Abstract:

As robots move out of the lab and factory and into more challenging environments, uncertainty in the robot’s state, dynamics, and contact conditions becomes a fact of life. We will never be able to perfectly predict the forces on the robot’s feet as it walks through unknown mud or control the deflections of a branch as it pushes past. Uncertainty in contact conditions are particularly challenging because of the discontinuous nature of contact — we can exert large forces on an object when we are touching it, but zero force on it when we are just a millimeter away. In this talk, I’ll present some recent work in handling uncertainty in dynamics and contact conditions, in order to both reduce that uncertainty where we can but also generate strategies that do not require perfect knowledge of the world state.
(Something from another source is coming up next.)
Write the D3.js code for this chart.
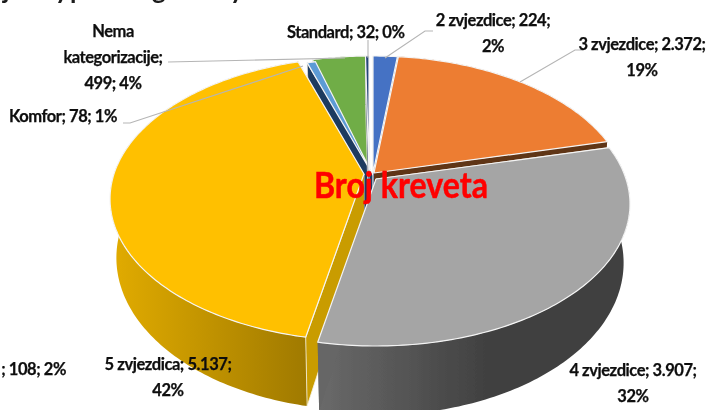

Specifically, I will present results on learning off-road driving in novel environments, walking control for legged robots through vegetation, and manipulation strategies with high speed impacts.

Bio:

Aaron M. Johnson is an Associate Professor of Mechanical Engineering at Carnegie Mellon University, with additional appointments in the Robotics Institute and Electrical & Computer Engineering departments. He received his PhD from the University of Pennsylvania in 2014. His research interests are in hybrid systems, state estimation, control, legged robots, and field robotics. He is the recipient of the NSF Career award, the ARO Young Investigator Award, and the Best Paper award at the ICRA Workshop on Legged Robots, among other awards.